BEIJING (AP) — China on Wednesday demanded Washington lift sanctions on Chinese tech companies and said that it will "resolutely safeguard" its own interests in the continuing trade war.
The Ministry of Commerce criticized curbs imposed on sales of U.S. technology to a group of Chinese companies as interference in the country's affairs. U.S. officials say those companies provide technology used to repress Muslim minorities in the northwestern region of Xinjiang.
"We strongly urge the United States to immediately stop making irresponsible remarks on the issue of Xinjiang, stop interfering with China's internal affairs and remove relevant Chinese entities from the Entity List as soon as possible," said a ministry statement. "China will take all necessary measures to resolutely safeguard Chinese interests."

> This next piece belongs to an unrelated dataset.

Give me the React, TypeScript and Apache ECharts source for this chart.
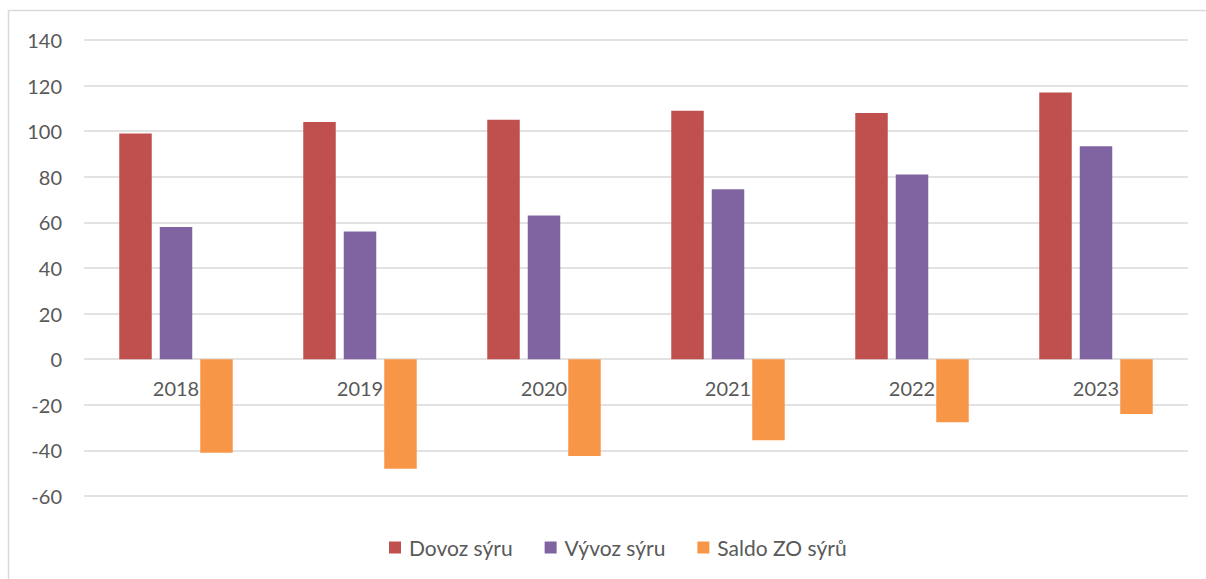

The ministry gave no details on possible retaliation.
Despite the spike in tension, the ministry said Tuesday a trade delegation was going ahead with a trip to Washington this week for talks aimed at ending the tariff war.
Asked whether the talks might be disrupted, a foreign ministry spokesman repeated China's demand for Washington to "withdraw the relevant decisions" but gave no indication that plans for negotiations might change.
"We hope the United States can work together with China to meet each other halfway and promote progress in consultations," said the spokesman, Geng Shuang.
Sanctions announced Monday restrict sales of U.S. technology to a group of Chinese companies working on facial recognition, artificial intelligence and other advanced products. Those technologies are part of the ruling Communist Party’s industry development plans.
The U.S. government and independent researchers say as many as 1 million Muslims in Xinjiang have been sent to detention camps. The government calls them job training centers and says its activities are aimed at thwarting terrorism and radicalism.
Beijing has tried for decades to suppress sentiment in Xinjiang in favor of independence or more autonomy. Chinese authorities say scattered incidents of violence blamed on radicals are part of an international Islamic terrorist movement, but independent researchers say they see no evidence to support that.